Contiene tres partes que casi podrían separarse como si fueran relatos diferentes. La primera es magnífica, sobre todo cuando narra el descenso del protagonista a los infiernos de la pobreza. Marco llega a comer basura de las papeleras y a dormir al raso en el Central Park de Nueva York: "Tardé un tiempo en adaptarme, pero una vez que acepté la idea de llevarme a la boca algo que ya había tocado la boca de otro, encontré un sinfín de comida a mi alrededor. Cortezas de pizza, pedazos de perritos calientes, restos de sandwiches, latas de gaseosa parcialmente llenas salpicaban el césped y las rocas y las papeleras casi reventaban por la abundancia.
Para combatir mis remilgos empecé a ponerles nombres graciosos a los cubos de basura. Les llamaba restaurantes cilíndricos. (...) Una noche me persiguió una pandilla de chavales por Sheep´s Meadow y lo único que me salvó fue que uno de ellos se cayó y se torció un tobillo. Otra vez, un borracho belicoso me amenazó con una botella de cerveza rota."

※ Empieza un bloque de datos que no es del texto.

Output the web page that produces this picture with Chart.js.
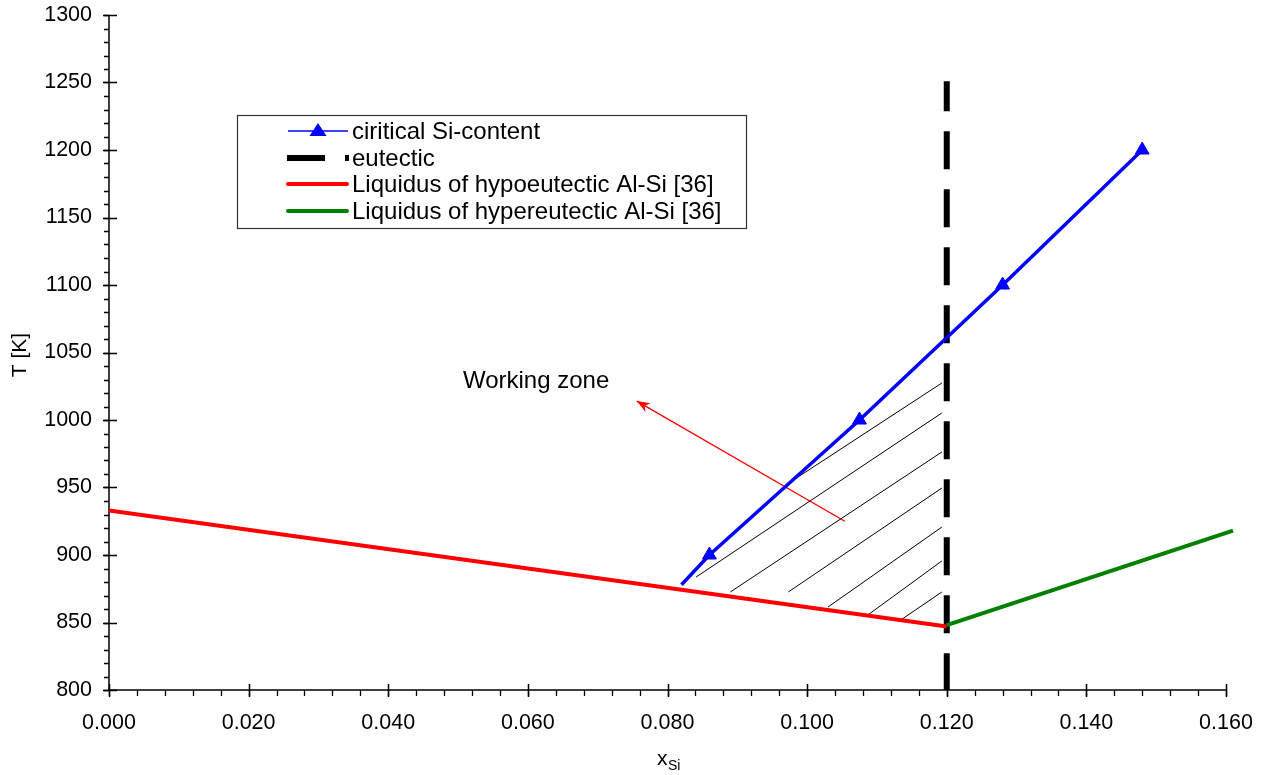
<!DOCTYPE html>
<html>
<head>
<meta charset="utf-8">
<script src="https://cdn.jsdelivr.net/npm/chart.js@4.4.1/dist/chart.umd.min.js"></script>
<style>
  html, body { margin: 0; padding: 0; background: #fff; }
  #wrap { width: 1268px; height: 775px; }
</style>
</head>
<body>
<div id="wrap"><canvas id="chart" width="1268" height="775"></canvas></div>
<script>
const FONT = "'Liberation Sans', Arial, sans-serif";

// values
const critX = [0.082, 0.086, 0.1075, 0.128, 0.148];
const critT = [878, 900, 1000, 1100, 1200];
const eutX = [0.120, 0.120];
const eutT = [1251, 800];
const hypoX = [0.000, 0.120];
const hypoT = [933, 847];
const hyperX = [0.120, 0.161];
const hyperT = [848, 918];

// hatch segments of the working zone (start / end)
const hatchX0 = [0.0987, 0.0841, 0.0890, 0.0973, 0.1030, 0.1087, 0.1132];
const hatchT0 = [957.8, 883.7, 872.6, 872.6, 861.5, 855.6, 851.1];
const hatchX1 = [0.1193, 0.1193, 0.1193, 0.1193, 0.1193, 0.1193, 0.1193];
const hatchT1 = [1027.4, 1005.2, 976.3, 949.6, 920.7, 895.6, 872.6];

// annotation arrow and its note
const arrowX = [0.1054, 0.0756];
const arrowT = [925, 1014];
const noteX = 0.0507;
const noteT = 1023.7;
const noteText = "Working zone";

const xTicks = [0, 0.02, 0.04, 0.06, 0.08, 0.10, 0.12, 0.14, 0.16];
const yTicks = [800, 850, 900, 950, 1000, 1050, 1100, 1150, 1200, 1250, 1300];
const xMinorStep = 0.004;
const yMinorStep = 10;

const legendLabels = [
  "ciritical Si-content",
  "eutectic",
  "Liquidus of hypoeutectic Al-Si [36]",
  "Liquidus of hypereutectic Al-Si [36]"
];

function pts(xs, ys) {
  return xs.map((x, i) => ({ x: x, y: ys[i] }));
}

const datasets = [
  {
    label: legendLabels[0],
    data: pts(critX, critT),
    borderColor: "#0000ff",
    backgroundColor: "#0000ff",
    borderWidth: 3.5,
    pointStyle: "triangle",
    pointRadius: critX.map((x, i) => (i === 0 ? 0 : 8)),
    pointBorderWidth: 1,
    order: 0
  },
  {
    label: legendLabels[3],
    data: pts(hyperX, hyperT),
    borderColor: "#008000",
    borderWidth: 4,
    pointRadius: 0,
    clip: false,
    order: 1
  },
  {
    label: legendLabels[2],
    data: pts(hypoX, hypoT),
    borderColor: "#ff0000",
    borderWidth: 4,
    pointRadius: 0,
    order: 2
  },
  {
    label: legendLabels[1],
    data: pts(eutX, eutT),
    borderColor: "#000000",
    borderWidth: 6,
    borderDash: [38, 20],
    borderDashOffset: 8,
    borderCapStyle: "butt",
    pointRadius: 0,
    order: 3
  },
  {
    label: "arrow",
    data: pts(arrowX, arrowT),
    borderColor: "#ff0000",
    borderWidth: 1.3,
    pointRadius: 0,
    order: 5
  }
];

hatchX0.forEach((x, i) => {
  datasets.push({
    label: "hatch",
    data: [{ x: x, y: hatchT0[i] }, { x: hatchX1[i], y: hatchT1[i] }],
    borderColor: "#000000",
    borderWidth: 1,
    pointRadius: 0,
    order: 4
  });
});

// axes lines with major and minor ticks
const axesPlugin = {
  id: "axes",
  beforeDatasetsDraw(chart) {
    const ctx = chart.ctx;
    const a = chart.chartArea;
    const xs = chart.scales.x, ys = chart.scales.y;
    ctx.save();
    ctx.strokeStyle = "#000";
    ctx.lineWidth = 1.5;
    ctx.beginPath();
    ctx.moveTo(a.left, a.top);
    ctx.lineTo(a.left, a.bottom);
    ctx.lineTo(a.right, a.bottom);
    ctx.stroke();

    ctx.lineWidth = 1.3;
    ctx.beginPath();
    for (let v = xs.min; v <= xs.max + 1e-9; v += xMinorStep) {
      const px = Math.round(xs.getPixelForValue(v)) + 0.5;
      ctx.moveTo(px, a.bottom);
      ctx.lineTo(px, a.bottom + 6);
    }
    for (let v = ys.min; v <= ys.max + 1e-9; v += yMinorStep) {
      const py = Math.round(ys.getPixelForValue(v)) + 0.5;
      ctx.moveTo(a.left, py);
      ctx.lineTo(a.left - 5, py);
    }
    ctx.stroke();

    ctx.lineWidth = 1.5;
    ctx.beginPath();
    xTicks.forEach(v => {
      const px = Math.round(xs.getPixelForValue(v)) + 0.5;
      ctx.moveTo(px, a.bottom - 6);
      ctx.lineTo(px, a.bottom + 7);
    });
    yTicks.forEach(v => {
      const py = Math.round(ys.getPixelForValue(v)) + 0.5;
      ctx.moveTo(a.left - 6, py);
      ctx.lineTo(a.left + 8, py);
    });
    ctx.stroke();
    ctx.restore();
  }
};

// arrowhead, note text, axis titles and legend box
const extrasPlugin = {
  id: "extras",
  afterDatasetsDraw(chart) {
    const ctx = chart.ctx;
    const xs = chart.scales.x, ys = chart.scales.y;
    ctx.save();

    // arrowhead
    const x0 = xs.getPixelForValue(arrowX[0]), y0 = ys.getPixelForValue(arrowT[0]);
    const x1 = xs.getPixelForValue(arrowX[1]), y1 = ys.getPixelForValue(arrowT[1]);
    const ang = Math.atan2(y1 - y0, x1 - x0);
    const len = 13, half = 5;
    ctx.fillStyle = "#ff0000";
    ctx.translate(x1, y1);
    ctx.rotate(ang);
    ctx.beginPath();
    ctx.moveTo(0, 0);
    ctx.lineTo(-len, -half);
    ctx.lineTo(-len * 0.7, 0);
    ctx.lineTo(-len, half);
    ctx.closePath();
    ctx.fill();
    ctx.setTransform(1, 0, 0, 1, 0, 0);

    // note
    ctx.fillStyle = "#000";
    ctx.font = "24px " + FONT;
    ctx.textAlign = "left";
    ctx.textBaseline = "alphabetic";
    ctx.fillText(noteText, xs.getPixelForValue(noteX), ys.getPixelForValue(noteT));

    // y title
    ctx.save();
    ctx.translate(26, 355);
    ctx.rotate(-Math.PI / 2);
    ctx.textAlign = "center";
    ctx.font = "21px " + FONT;
    ctx.fillText("T [K]", 0, 0);
    ctx.restore();

    // x title with subscript
    ctx.font = "21px " + FONT;
    ctx.fillText("x", 657, 765);
    ctx.font = "14px " + FONT;
    ctx.fillText("Si", 668, 770);

    // legend
    const lx = 237, ly = 115, lw = 509, lh = 113;
    ctx.fillStyle = "#fff";
    ctx.fillRect(lx, ly, lw, lh);
    ctx.strokeStyle = "#333";
    ctx.lineWidth = 1.2;
    ctx.strokeRect(lx + 0.5, ly + 0.5, lw, lh);

    const rows = [131, 158, 184, 211];
    const s0 = 288, s1 = 348, tx = 352;

    // blue
    ctx.strokeStyle = "#0000ff";
    ctx.lineWidth = 1.5;
    ctx.beginPath();
    ctx.moveTo(s0, rows[0]);
    ctx.lineTo(s1, rows[0]);
    ctx.stroke();
    ctx.fillStyle = "#0000ff";
    ctx.beginPath();
    ctx.moveTo(318, rows[0] - 8);
    ctx.lineTo(326.5, rows[0] + 5);
    ctx.lineTo(309.5, rows[0] + 5);
    ctx.closePath();
    ctx.fill();

    // eutectic
    ctx.strokeStyle = "#000";
    ctx.lineWidth = 6;
    ctx.setLineDash([38, 20]);
    ctx.beginPath();
    ctx.moveTo(287, rows[1]);
    ctx.lineTo(349, rows[1]);
    ctx.stroke();
    ctx.setLineDash([]);

    // red / green
    ctx.lineCap = "round";
    ctx.lineWidth = 4;
    ctx.strokeStyle = "#ff0000";
    ctx.beginPath();
    ctx.moveTo(s0, rows[2]);
    ctx.lineTo(s1 - 1, rows[2]);
    ctx.stroke();
    ctx.strokeStyle = "#008000";
    ctx.beginPath();
    ctx.moveTo(s0, rows[3]);
    ctx.lineTo(s1 - 1, rows[3]);
    ctx.stroke();

    ctx.fillStyle = "#000";
    ctx.font = "24px " + FONT;
    ctx.textBaseline = "middle";
    legendLabels.forEach((t, i) => {
      ctx.fillText(t, tx, rows[i] + 1);
    });

    ctx.restore();
  }
};

new Chart(document.getElementById("chart"), {
  type: "line",
  data: { datasets: datasets },
  options: {
    responsive: false,
    animation: false,
    events: [],
    layout: { autoPadding: false, padding: { top: 15, right: 42, left: 0, bottom: 0 } },
    plugins: {
      legend: { display: false },
      tooltip: { enabled: false }
    },
    scales: {
      x: {
        type: "linear",
        min: 0,
        max: 0.16,
        afterBuildTicks: s => { s.ticks = xTicks.map(v => ({ value: v })); },
        afterFit: s => { s.height = 85; s.paddingLeft = 0; s.paddingRight = 0; },
        grid: { display: false, drawTicks: false },
        border: { display: false },
        ticks: {
          color: "#000",
          font: { family: FONT, size: 21.5 },
          padding: 20,
          maxRotation: 0,
          callback: v => v.toFixed(3)
        }
      },
      y: {
        type: "linear",
        min: 800,
        max: 1300,
        afterBuildTicks: s => { s.ticks = yTicks.map(v => ({ value: v })); },
        afterFit: s => { s.width = 109; s.paddingTop = 0; s.paddingBottom = 0; },
        grid: { display: false, drawTicks: false },
        border: { display: false },
        ticks: {
          color: "#000",
          font: { family: FONT, size: 21.5 },
          padding: 17,
          callback: v => String(v)
        }
      }
    }
  },
  plugins: [axesPlugin, extrasPlugin]
});
</script>
</body>
</html>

La historia central deriva hacia el encuentro con un ser extraño. Un anciano en una silla de ruedas que Marco descubre porque busca trabajo como cuidador de personas mayores que no pueden valerse por sí mismas. Ésta sería la segunda parte, a la que podríamos calificar de buena porque mantiene el interés del lector. La tercera, en cambio, trata de mantener la tensión lectora con un "deus ex machina": el hallazgo del padre de Marco. Sorpresivo, pero un poco forzado y casi gratuito. La intensidad narrativa decae y se llega a un final que simplemente viene a ser el cese de lo que se nos cuenta. No hay objetivo, no hay finalidad, algo muy común a la novelística moderna desde que la transformaron los vanguardismos.